EXERCISE:
Check every line below for the word "this" and show those that hold it.

DATA LINES:
- - - -

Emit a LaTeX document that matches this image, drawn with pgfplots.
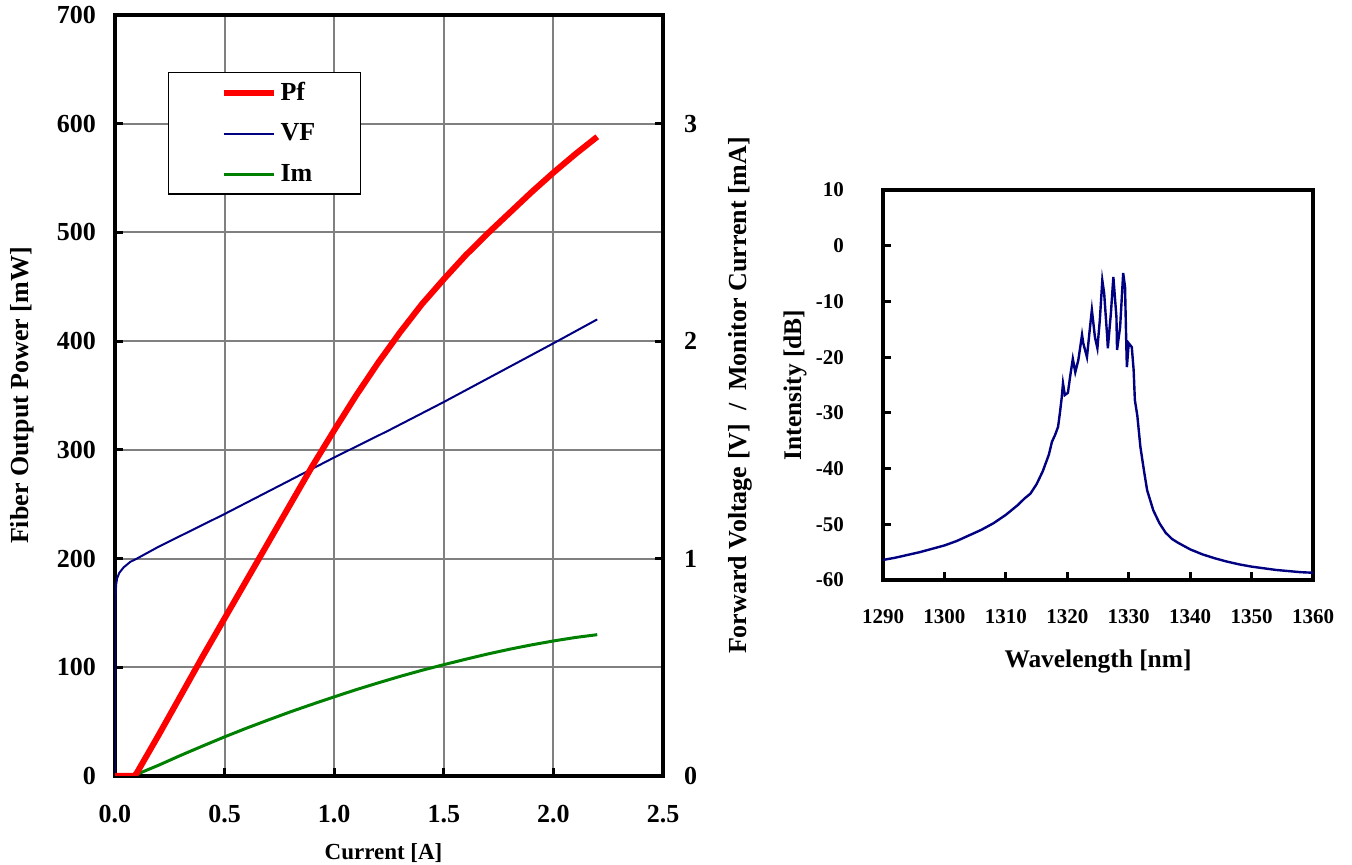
\documentclass[border=0pt]{standalone}
\usepackage{fontspec}
\setmainfont{Liberation Serif}
\usepackage{pgfplots}
\pgfplotsset{compat=1.18}
\definecolor{vfblue}{RGB}{0,0,128}
\definecolor{imgreen}{RGB}{0,128,0}
\definecolor{gridgray}{RGB}{128,128,128}

\newcommand\lfont{\bfseries\fontsize{13}{15}\selectfont}
\newcommand\xlfont{\bfseries\fontsize{11.5}{13}\selectfont}
\newcommand\rfont{\bfseries\fontsize{10.5}{12}\selectfont}
\newcommand\rlfont{\bfseries\fontsize{12.7}{14}\selectfont}

\pgfplotsset{
  base/.style={
    scale only axis,
    axis line style={line width=2pt},
    tick style={black, line width=1.6pt},
    major tick length=4pt,
    tick align=inside,
    /pgf/number format/assume math mode=true,
  },
  leftbox/.style={
    base,
    at={(57.5pt,44.5pt)}, anchor=south west,
    width=274pt, height=380.5pt,
    xmin=0, xmax=2.5, ymin=0, ymax=700,
    clip=false,
  },
}

\begin{document}
\begin{tikzpicture}
\path[use as bounding box] (0,0) rectangle (676pt,432.5pt);

% left-scale frame with grid
\begin{axis}[
  leftbox,
  tick pos=left,
  xtick={0,0.5,...,2.5},
  ytick={0,100,...,700},
  grid=major,
  grid style={gridgray, line width=1pt},
  xticklabel style={font=\lfont, yshift=-11pt, /pgf/number format/.cd, fixed, fixed zerofill, precision=1},
  yticklabel style={font=\lfont, xshift=-6pt},
  xlabel={Current [A]},
  ylabel={Fiber Output Power [mW]},
  xlabel style={font=\xlfont, at={(axis description cs:0.49,-0.101)}, anchor=center},
  ylabel style={font=\lfont, at={(axis description cs:-0.17,0.5)}, anchor=center},
]
\end{axis}

% right scale: forward voltage and monitor current
\begin{axis}[
  leftbox,
  ymin=0, ymax=3.5,
  clip=true,
  axis y line*=right,
  hide x axis,
  ytick={0,1,2,3},
  yticklabel style={font=\lfont, xshift=7pt},
  ylabel={Forward Voltage [V] \ / \ Monitor Current [mA]},
  ylabel style={font=\lfont, at={(axis description cs:1.1405,0.5)}, anchor=center},
]
\addplot[vfblue, line width=1pt] coordinates {
(0,0) (0.002,0.8) (0.005,0.88) (0.01,0.91) (0.02,0.935) (0.04,0.96)
(0.07,0.985) (0.1,1.0) (0.2,1.055) (0.3,1.105) (0.5,1.205) (0.75,1.335)
(1.0,1.465) (1.25,1.59) (1.5,1.72) (1.75,1.855) (2.0,1.99) (2.2,2.1)
};
\addplot[imgreen, line width=1.5pt] coordinates {
(0,0) (0.08,0) (0.1,0.008) (0.2,0.05) (0.3,0.095) (0.4,0.138) (0.5,0.18)
(0.6,0.22) (0.7,0.258) (0.8,0.295) (0.9,0.33) (1.0,0.364) (1.1,0.397)
(1.2,0.428) (1.3,0.458) (1.4,0.486) (1.5,0.512) (1.6,0.537) (1.7,0.561)
(1.8,0.583) (1.9,0.603) (2.0,0.621) (2.1,0.637) (2.2,0.65)
};
\end{axis}

% fiber output power and legend
\begin{axis}[
  leftbox,
  clip=true,
  hide axis,
  legend style={
    at={(0.0967,0.925)}, anchor=north west,
    draw=black, line width=0.6pt, fill=white,
    font=\lfont, inner xsep=4pt, inner ysep=3pt,
    row sep=6pt,
    cells={anchor=west},
    /tikz/every even column/.append style={text width=34pt},
  },
  legend image code/.code={
    \path (-22pt,0pt);
    \draw[#1] (0pt,0pt) -- (25pt,0pt);
  },
]
\addplot[red, line width=3pt] coordinates {
(0,0) (0.08,0) (0.09,0.5) (0.1,3) (0.2,38) (0.3,74) (0.4,110) (0.5,145)
(0.6,180) (0.7,215) (0.8,250) (0.9,285) (1.0,318) (1.1,350) (1.2,380)
(1.3,408) (1.4,434) (1.5,457) (1.6,479) (1.7,499) (1.8,518) (1.9,537)
(2.0,555) (2.1,572) (2.2,588)
};
\addlegendentry{Pf}
\addlegendimage{vfblue, line width=1pt}
\addlegendentry{VF}
\addlegendimage{imgreen, line width=1.5pt}
\addlegendentry{Im}
\end{axis}

% spectrum
\begin{axis}[
  base,
  at={(441.5pt,142.5pt)}, anchor=south west,
  width=215pt, height=195pt,
  xmin=1290, xmax=1360, ymin=-60, ymax=10,
  tick pos=left,
  xtick={1290,1300,...,1360},
  ytick={-60,-50,...,10},
  yticklabels={-60,-50,-40,-30,-20,-10,0,10},
  xticklabel style={font=\rfont, yshift=-11pt, /pgf/number format/.cd, set thousands separator={}},
  yticklabel style={font=\rfont, xshift=-16pt},
  xlabel={Wavelength [nm]},
  ylabel={Intensity [dB]},
  xlabel style={font=\rlfont, at={(axis description cs:0.5,-0.21)}, anchor=center},
  ylabel style={font=\rlfont, at={(axis description cs:-0.2047,0.5)}, anchor=center},
]
\addplot[vfblue, line width=1.2pt] coordinates {
(1290,-56.4) (1292,-56.0) (1294,-55.5) (1296,-55.0) (1298,-54.4) (1300,-53.8)
(1302,-53.0) (1304,-52.0) (1306,-51.0) (1308,-49.8) (1310,-48.3) (1312,-46.5)
(1313,-45.4) (1314,-44.5) (1315,-42.8) (1316,-40.5) (1317,-37.5) (1317.5,-35.2)
(1318,-34.0) (1318.5,-32.5) (1318.8,-30.0) (1319.1,-27.2) (1319.3,-24.7)
(1319.6,-26.8) (1320.1,-26.4) (1320.5,-23.2) (1320.9,-20.3) (1321.3,-22.7)
(1321.8,-20.5) (1322.4,-16.0) (1322.6,-17.5) (1323.2,-20.0) (1323.7,-14.6)
(1324.0,-11.5) (1324.5,-16.4) (1324.9,-18.4) (1325.3,-13.3) (1325.7,-6.2)
(1326.0,-8.5) (1326.5,-16.4) (1326.6,-18.4) (1327.1,-12.1) (1327.5,-5.6)
(1328.0,-12.8) (1328.1,-18.7) (1328.6,-14.6) (1329.1,-4.9) (1329.4,-7.4)
(1329.6,-17.5) (1329.7,-21.8) (1330.0,-17.5) (1330.5,-18.2) (1330.8,-22.3)
(1331.0,-27.7) (1331.4,-30.5) (1331.9,-36.1) (1332.5,-40.5) (1333.0,-43.9)
(1334,-47.5) (1335,-49.8) (1336,-51.5) (1337,-52.6) (1338,-53.3) (1340,-54.5)
(1342,-55.4) (1344,-56.1) (1346,-56.7) (1348,-57.2) (1350,-57.6) (1352,-57.9)
(1354,-58.2) (1356,-58.4) (1358,-58.6) (1360,-58.7)
};
\end{axis}
\end{tikzpicture}
\end{document}
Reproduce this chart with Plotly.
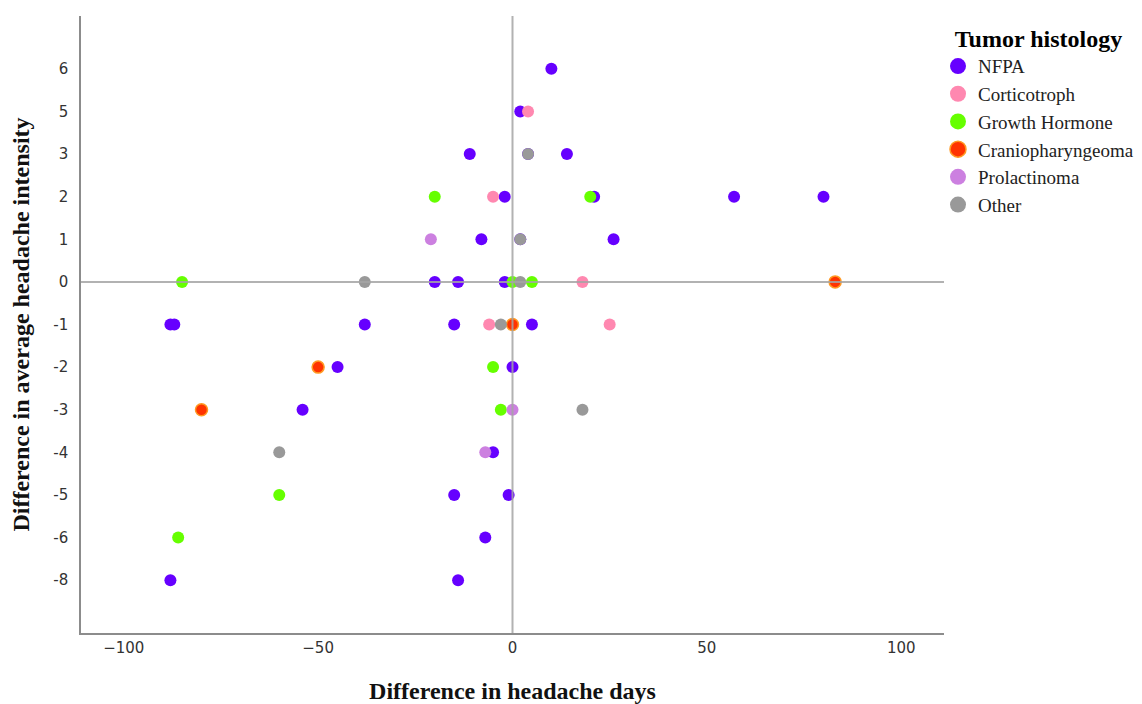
import plotly.graph_objects as go

# y-axis categories (ordinal, as shown on the chart)
y_categories = ["-8", "-6", "-5", "-4", "-3", "-2", "-1", "0", "1", "2", "3", "5", "6"]
x_ticks = [-100, -50, 0, 50, 100]

groups = ["NFPA", "Corticotroph", "Growth Hormone", "Craniopharyngeoma", "Prolactinoma", "Other"]

nfpa_x = [10, 2, -11, 4, 14, -2, 21, 57, 80, -8, 2, 26, -20, -14, -2, -88, -87, -38, -15, 5, -45, 0, -54, -5, -15, -1, -7, -88, -14]
nfpa_y = [6, 5, 3, 3, 3, 2, 2, 2, 2, 1, 1, 1, 0, 0, 0, -1, -1, -1, -1, -1, -2, -2, -3, -4, -5, -5, -6, -8, -8]

cort_x = [4, -5, 18, -6, 25]
cort_y = [5, 2, 0, -1, -1]

gh_x = [-20, 20, -85, 0, 5, -5, -3, -60, -86]
gh_y = [2, 2, 0, 0, 0, -2, -3, -5, -6]

cranio_x = [83, 0, -50, -80]
cranio_y = [0, -1, -2, -3]

prl_x = [-21, 0, -7]
prl_y = [1, -3, -4]

other_x = [4, 2, -38, 2, -3, 18, -60]
other_y = [3, 1, 0, 0, -1, -3, -4]

series_x = [nfpa_x, cort_x, gh_x, cranio_x, prl_x, other_x]
series_y = [nfpa_y, cort_y, gh_y, cranio_y, prl_y, other_y]

colors = ["#6600FF", "#FF88B0", "#66FF00", "#FF3300", "#CC80E0", "#999999"]
outlines = ["#6600FF", "#FF88B0", "#66FF00", "#FF9922", "#CC80E0", "#999999"]

fig = go.Figure()
for name, xs, ys, c, oc in zip(groups, series_x, series_y, colors, outlines):
    fig.add_trace(go.Scatter(
        x=xs, y=[str(v) for v in ys], mode="markers", name=name,
        showlegend=False,
        marker=dict(size=12, color=c, line=dict(width=1.5 if name == "Craniopharyngeoma" else 0, color=oc)),
    ))
# legend entries (larger symbols)
for name, c, oc in zip(groups, colors, outlines):
    fig.add_trace(go.Scatter(
        x=[None], y=[None], mode="markers", name=name, showlegend=True,
        marker=dict(size=16, color=c, line=dict(width=1.5 if name == "Craniopharyngeoma" else 0, color=oc)),
    ))

zero_idx = y_categories.index("0")
fig.add_shape(type="line", xref="paper", x0=0, x1=1, yref="y", y0=zero_idx, y1=zero_idx,
              line=dict(color="rgba(165,165,165,0.85)", width=2), layer="above")
fig.add_shape(type="line", xref="x", x0=0, x1=0, yref="paper", y0=0, y1=1,
              line=dict(color="rgba(165,165,165,0.85)", width=2), layer="above")

serif = "Liberation Serif"
sans = "DejaVu Sans"

fig.update_layout(
    width=1142, height=704,
    margin=dict(l=81, r=198, t=16, b=71, autoexpand=False),
    paper_bgcolor="white", plot_bgcolor="white",
    showlegend=True,
    legend=dict(
        title=dict(text="<b>Tumor histology</b>", font=dict(family=serif, size=24, color="#000"), side="top center"),
        font=dict(family=serif, size=19, color="#222"),
        xref="container", yref="container",
        x=938 / 1142, xanchor="left", y=1 - 16 / 704, yanchor="top",
        bgcolor="rgba(0,0,0,0)", borderwidth=0,
        tracegroupgap=0,
    ),
    xaxis=dict(
        range=[-111, 111], tickvals=x_ticks, showgrid=False, zeroline=False,
        showline=True, linecolor="#8c8c8c", linewidth=1.5, ticks="",
        tickfont=dict(family=sans, size=15, color="#333"),
        title=dict(text="<b>Difference in headache days</b>", font=dict(family=serif, size=24, color="#111"), standoff=26),
    ),
    yaxis=dict(
        type="category", categoryorder="array", categoryarray=y_categories,
        range=[-1.24, len(y_categories) - 1 + 1.24],
        showgrid=False, zeroline=False,
        showline=True, linecolor="#8c8c8c", linewidth=1.5, ticks="",
        tickfont=dict(family=sans, size=15, color="#333"),
        ticklabelstandoff=8,
        title=dict(text="<b>Difference in average headache intensity</b>", font=dict(family=serif, size=24, color="#111"), standoff=17),
    ),
)

fig.write_html("out.html")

- - - -

EXERCISE RESPONSE:
Emit a LaTeX document that matches this image, drawn with pgfplots.
Reproduce this chart with Plotly.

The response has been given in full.